SUPPLIED DATA start

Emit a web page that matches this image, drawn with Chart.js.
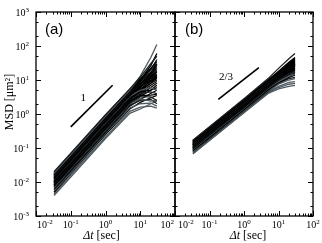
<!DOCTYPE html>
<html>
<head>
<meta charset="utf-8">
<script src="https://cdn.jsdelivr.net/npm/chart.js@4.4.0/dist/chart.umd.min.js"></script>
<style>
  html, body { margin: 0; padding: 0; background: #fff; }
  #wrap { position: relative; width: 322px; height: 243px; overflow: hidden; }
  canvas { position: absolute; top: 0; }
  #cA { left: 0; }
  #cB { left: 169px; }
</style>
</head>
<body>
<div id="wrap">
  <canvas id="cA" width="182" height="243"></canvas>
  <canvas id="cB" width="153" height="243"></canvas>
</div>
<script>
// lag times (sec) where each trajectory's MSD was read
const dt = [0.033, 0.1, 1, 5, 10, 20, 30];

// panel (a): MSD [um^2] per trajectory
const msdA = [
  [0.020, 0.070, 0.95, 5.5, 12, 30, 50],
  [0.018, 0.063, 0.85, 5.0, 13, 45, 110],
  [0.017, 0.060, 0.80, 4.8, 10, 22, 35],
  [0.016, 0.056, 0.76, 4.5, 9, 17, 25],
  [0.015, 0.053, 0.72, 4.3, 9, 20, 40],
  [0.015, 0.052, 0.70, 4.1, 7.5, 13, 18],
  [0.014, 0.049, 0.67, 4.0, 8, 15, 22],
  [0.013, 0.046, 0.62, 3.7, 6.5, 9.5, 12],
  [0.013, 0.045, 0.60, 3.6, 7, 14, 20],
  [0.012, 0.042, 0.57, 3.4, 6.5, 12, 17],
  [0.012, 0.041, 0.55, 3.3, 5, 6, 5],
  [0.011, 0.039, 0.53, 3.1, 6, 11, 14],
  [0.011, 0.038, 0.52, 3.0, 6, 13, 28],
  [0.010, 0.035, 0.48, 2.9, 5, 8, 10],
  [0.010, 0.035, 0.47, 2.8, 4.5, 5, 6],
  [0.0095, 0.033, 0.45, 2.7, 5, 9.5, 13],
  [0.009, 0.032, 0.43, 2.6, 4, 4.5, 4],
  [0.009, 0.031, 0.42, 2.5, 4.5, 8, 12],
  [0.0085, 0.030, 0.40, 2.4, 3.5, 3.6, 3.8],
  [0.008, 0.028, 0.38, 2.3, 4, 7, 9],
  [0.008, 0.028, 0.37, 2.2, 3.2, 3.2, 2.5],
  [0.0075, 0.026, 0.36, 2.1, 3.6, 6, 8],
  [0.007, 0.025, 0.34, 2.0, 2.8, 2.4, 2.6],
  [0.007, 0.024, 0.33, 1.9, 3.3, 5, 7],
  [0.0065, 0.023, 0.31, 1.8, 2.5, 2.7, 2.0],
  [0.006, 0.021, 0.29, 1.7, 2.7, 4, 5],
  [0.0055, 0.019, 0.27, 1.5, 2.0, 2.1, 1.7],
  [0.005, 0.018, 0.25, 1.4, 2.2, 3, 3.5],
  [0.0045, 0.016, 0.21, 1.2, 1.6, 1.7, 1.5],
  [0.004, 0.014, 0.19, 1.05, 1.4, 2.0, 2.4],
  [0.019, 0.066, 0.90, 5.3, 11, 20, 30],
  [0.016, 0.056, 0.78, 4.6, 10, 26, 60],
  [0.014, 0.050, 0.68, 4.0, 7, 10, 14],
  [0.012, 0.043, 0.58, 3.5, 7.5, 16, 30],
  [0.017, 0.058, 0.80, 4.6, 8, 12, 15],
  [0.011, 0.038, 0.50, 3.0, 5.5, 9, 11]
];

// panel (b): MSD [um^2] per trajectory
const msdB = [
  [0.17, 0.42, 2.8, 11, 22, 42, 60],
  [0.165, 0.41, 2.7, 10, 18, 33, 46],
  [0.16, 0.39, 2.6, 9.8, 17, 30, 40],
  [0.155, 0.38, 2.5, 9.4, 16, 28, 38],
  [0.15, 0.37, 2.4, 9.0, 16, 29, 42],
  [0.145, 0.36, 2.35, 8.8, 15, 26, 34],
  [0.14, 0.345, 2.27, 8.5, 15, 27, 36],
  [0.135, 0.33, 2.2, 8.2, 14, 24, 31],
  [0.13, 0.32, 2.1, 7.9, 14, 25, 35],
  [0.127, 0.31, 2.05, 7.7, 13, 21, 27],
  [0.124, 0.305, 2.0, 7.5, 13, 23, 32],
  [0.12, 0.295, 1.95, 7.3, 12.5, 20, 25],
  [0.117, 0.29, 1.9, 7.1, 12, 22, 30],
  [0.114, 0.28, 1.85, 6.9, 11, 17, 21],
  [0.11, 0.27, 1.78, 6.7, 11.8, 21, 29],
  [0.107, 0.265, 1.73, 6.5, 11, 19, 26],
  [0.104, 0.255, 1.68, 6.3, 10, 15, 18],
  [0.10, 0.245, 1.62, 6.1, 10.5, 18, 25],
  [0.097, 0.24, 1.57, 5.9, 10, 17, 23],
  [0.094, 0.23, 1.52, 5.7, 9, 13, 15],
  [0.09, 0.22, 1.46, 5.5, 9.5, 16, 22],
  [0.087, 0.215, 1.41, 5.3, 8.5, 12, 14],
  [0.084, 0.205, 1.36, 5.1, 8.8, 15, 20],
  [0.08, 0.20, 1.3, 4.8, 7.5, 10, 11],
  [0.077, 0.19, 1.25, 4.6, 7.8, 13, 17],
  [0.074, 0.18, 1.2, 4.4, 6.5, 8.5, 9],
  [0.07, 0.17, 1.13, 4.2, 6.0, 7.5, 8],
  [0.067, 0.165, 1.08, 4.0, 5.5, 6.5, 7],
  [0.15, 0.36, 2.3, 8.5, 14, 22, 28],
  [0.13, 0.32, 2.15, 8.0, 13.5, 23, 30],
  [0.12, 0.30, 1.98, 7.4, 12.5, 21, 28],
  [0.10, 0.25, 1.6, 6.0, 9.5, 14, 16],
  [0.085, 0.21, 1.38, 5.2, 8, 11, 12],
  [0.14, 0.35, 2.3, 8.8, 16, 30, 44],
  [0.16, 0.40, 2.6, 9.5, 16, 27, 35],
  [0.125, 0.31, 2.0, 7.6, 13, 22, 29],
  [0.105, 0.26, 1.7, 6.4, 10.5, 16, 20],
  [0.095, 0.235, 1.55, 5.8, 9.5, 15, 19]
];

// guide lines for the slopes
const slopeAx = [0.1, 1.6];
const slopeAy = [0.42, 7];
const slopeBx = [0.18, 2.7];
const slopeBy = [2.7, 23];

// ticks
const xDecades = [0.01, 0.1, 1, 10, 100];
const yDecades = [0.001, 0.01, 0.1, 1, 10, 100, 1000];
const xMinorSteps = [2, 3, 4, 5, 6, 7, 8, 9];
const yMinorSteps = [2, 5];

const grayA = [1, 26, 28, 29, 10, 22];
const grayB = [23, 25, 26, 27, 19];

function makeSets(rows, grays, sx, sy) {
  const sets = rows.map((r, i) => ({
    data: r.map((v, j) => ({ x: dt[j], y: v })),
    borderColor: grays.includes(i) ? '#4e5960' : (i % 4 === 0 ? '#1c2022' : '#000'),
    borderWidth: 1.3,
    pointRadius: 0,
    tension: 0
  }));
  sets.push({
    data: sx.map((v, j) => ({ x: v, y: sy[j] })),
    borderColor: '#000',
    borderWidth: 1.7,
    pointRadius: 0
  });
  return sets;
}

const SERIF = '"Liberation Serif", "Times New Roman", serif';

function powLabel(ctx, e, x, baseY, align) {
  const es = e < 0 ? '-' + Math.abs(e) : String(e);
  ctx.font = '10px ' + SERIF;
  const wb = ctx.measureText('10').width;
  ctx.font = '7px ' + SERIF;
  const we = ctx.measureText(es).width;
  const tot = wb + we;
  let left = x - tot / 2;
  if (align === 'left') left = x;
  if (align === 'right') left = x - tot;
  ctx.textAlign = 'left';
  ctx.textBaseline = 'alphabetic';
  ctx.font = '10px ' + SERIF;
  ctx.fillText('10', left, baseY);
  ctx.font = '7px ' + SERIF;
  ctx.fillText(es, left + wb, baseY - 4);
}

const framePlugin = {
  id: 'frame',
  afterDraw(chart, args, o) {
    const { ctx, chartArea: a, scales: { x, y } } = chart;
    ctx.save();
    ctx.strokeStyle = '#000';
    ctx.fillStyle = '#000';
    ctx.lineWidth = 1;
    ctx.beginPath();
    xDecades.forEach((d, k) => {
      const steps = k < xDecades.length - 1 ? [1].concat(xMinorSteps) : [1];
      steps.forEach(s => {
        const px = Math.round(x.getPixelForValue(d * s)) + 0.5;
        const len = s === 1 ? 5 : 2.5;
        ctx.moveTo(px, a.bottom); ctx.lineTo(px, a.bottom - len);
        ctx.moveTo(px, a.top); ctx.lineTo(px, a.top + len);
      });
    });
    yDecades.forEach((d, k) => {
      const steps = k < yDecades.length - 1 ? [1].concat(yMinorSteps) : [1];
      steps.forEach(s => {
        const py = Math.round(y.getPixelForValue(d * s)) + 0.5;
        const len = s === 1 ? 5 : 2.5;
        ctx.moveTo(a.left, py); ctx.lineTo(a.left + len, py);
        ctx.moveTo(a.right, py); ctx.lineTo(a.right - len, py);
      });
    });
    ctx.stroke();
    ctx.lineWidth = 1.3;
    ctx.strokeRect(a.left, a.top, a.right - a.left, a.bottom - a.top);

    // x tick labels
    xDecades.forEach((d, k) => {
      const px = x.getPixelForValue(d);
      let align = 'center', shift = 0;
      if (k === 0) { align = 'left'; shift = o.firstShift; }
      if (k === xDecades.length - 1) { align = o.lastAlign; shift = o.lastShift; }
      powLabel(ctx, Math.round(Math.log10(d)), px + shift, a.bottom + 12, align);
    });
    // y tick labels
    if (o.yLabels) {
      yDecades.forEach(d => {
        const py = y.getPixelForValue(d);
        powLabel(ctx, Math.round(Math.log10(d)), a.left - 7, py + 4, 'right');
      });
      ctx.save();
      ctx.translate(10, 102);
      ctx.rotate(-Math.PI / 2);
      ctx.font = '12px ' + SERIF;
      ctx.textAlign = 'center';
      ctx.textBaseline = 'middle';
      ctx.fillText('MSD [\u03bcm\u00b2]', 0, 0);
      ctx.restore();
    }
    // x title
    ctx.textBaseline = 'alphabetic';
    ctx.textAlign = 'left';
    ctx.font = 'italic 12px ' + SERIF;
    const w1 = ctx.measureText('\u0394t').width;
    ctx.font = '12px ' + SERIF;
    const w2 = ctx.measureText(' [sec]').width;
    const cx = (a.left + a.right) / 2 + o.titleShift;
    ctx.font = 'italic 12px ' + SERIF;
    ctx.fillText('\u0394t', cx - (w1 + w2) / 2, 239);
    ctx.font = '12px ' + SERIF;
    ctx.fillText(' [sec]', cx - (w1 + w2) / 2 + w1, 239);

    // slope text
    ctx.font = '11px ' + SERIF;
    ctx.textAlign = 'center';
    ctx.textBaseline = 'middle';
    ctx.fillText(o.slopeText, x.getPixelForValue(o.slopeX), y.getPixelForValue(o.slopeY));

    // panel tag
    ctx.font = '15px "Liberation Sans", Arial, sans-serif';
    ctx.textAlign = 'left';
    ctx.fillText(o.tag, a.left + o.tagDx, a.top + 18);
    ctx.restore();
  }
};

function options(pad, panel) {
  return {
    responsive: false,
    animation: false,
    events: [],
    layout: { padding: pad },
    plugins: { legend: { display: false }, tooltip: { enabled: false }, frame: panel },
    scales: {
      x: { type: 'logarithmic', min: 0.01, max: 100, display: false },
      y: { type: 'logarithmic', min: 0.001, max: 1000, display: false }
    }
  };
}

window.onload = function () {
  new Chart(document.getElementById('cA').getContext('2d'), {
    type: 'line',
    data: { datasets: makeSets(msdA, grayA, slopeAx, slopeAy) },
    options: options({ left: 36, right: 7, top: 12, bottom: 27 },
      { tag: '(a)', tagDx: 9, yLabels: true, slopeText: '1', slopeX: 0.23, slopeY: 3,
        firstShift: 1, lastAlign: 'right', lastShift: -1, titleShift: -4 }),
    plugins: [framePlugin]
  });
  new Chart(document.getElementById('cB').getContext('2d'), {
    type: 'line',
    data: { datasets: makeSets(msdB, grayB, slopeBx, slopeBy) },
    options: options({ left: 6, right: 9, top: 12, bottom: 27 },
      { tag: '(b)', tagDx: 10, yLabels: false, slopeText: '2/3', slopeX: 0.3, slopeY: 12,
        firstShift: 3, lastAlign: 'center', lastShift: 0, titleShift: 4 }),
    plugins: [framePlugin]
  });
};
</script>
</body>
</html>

SUPPLIED DATA end

## REQUIREMENTS:
Take the material above from its first line through the line holding "const dt = [0.033, 0.1, 1, 5, 10, 20, 30];" and set it down exactly, without the pictures.

## SOLUTION TO THE EXERCISE:
Emit a web page that matches this image, drawn with Chart.js.
<!DOCTYPE html>
<html>
<head>
<meta charset="utf-8">
<script src="https://cdn.jsdelivr.net/npm/chart.js@4.4.0/dist/chart.umd.min.js"></script>
<style>
  html, body { margin: 0; padding: 0; background: #fff; }
  #wrap { position: relative; width: 322px; height: 243px; overflow: hidden; }
  canvas { position: absolute; top: 0; }
  #cA { left: 0; }
  #cB { left: 169px; }
</style>
</head>
<body>
<div id="wrap">
  <canvas id="cA" width="182" height="243"></canvas>
  <canvas id="cB" width="153" height="243"></canvas>
</div>
<script>
// lag times (sec) where each trajectory's MSD was read
const dt = [0.033, 0.1, 1, 5, 10, 20, 30];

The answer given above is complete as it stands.